Write a Python script that implements the MapReduce programming model.
Identify the differences between the Hadoop and Spark environments.
Create a DataFrame by using PySpark.
Filter and order a DataFrame by using Spark.
21.2 Querying Big Data with PySpark
Overview
For today’s lesson, you’ll learn how to group, aggregate, and order data, and learn how to parse, format a date to a timestamp, and plot time series data. Then, you’ll learn how to create temporary views to run Spark SQL queries faster with large datasets. Finally, you’ll combine PySpark and Spark SQL to run SQL queries.
What You’ll Learn
By the end of this lesson, you will be able to:
Apply grouping and aggregation functions to a dataset by using Spark.

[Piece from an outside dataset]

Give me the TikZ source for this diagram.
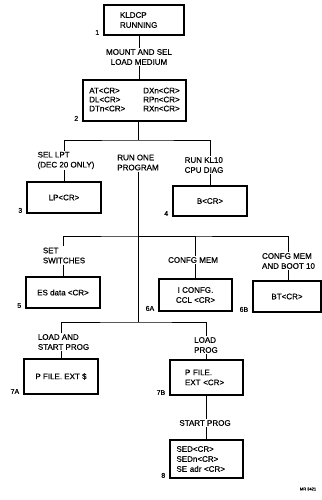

Parse and format date timestamps by using Spark.
Use temporary tables to prepare data for SQL.
Combine PySpark and SQL to run queries.
21.3 Optimizing Spark: Storage, Partitioning, and Caching
Overview
For today’s lesson, you’ll learn how to store data in parquet format and partition the parquet data to optimize query execution times. Then you’ll practice caching data and determine optimal query execution times between partitioned and cached data.
What You’ll Learn
By the end of this lesson, you will be able to:
Compare the file storage types (other than tabular) that work the best for Spark.
Understand how partitioning affects Spark performance.
Explain the cause of shuffling and limit it when possible.
Identify when caching is the best option.
Explain how to broadcast a lookup table, and force it when it doesn’t happen automatically.
Set the shuffle partitions to an appropriate value and demonstrate how to cache data.
21.4 Databricks
Overview
In today’s class, you will use Spark on Databricks to perform data analysis in the cloud. Through a series of exercises, you will gain hands-on experience with the Python and SQL interfaces of Databricks, with an emphasis on using the SQL interface for increasingly complex queries. The class will conclude with a group activity in which you will query a database in SQL, create a brief report with recommendations, and report your findings to the class.
What You’ll Learn
By the end of this lesson, you will be able to:
Explain the purpose, key features, and applications of Databricks.
Set up a Databricks environment.
Identify the key components of a Databricks environment.
Navigate the Databricks workspace using
dbutils
.Import data into a new notebook by using Parquet files, CSV files, and S3.
Explain the advantage of Parquet as a big data storage format.
Perform complex data analysis, including joins, using the Python and SQL interfaces.
Describe two advantages of using Databricks over PySpark for data analysis.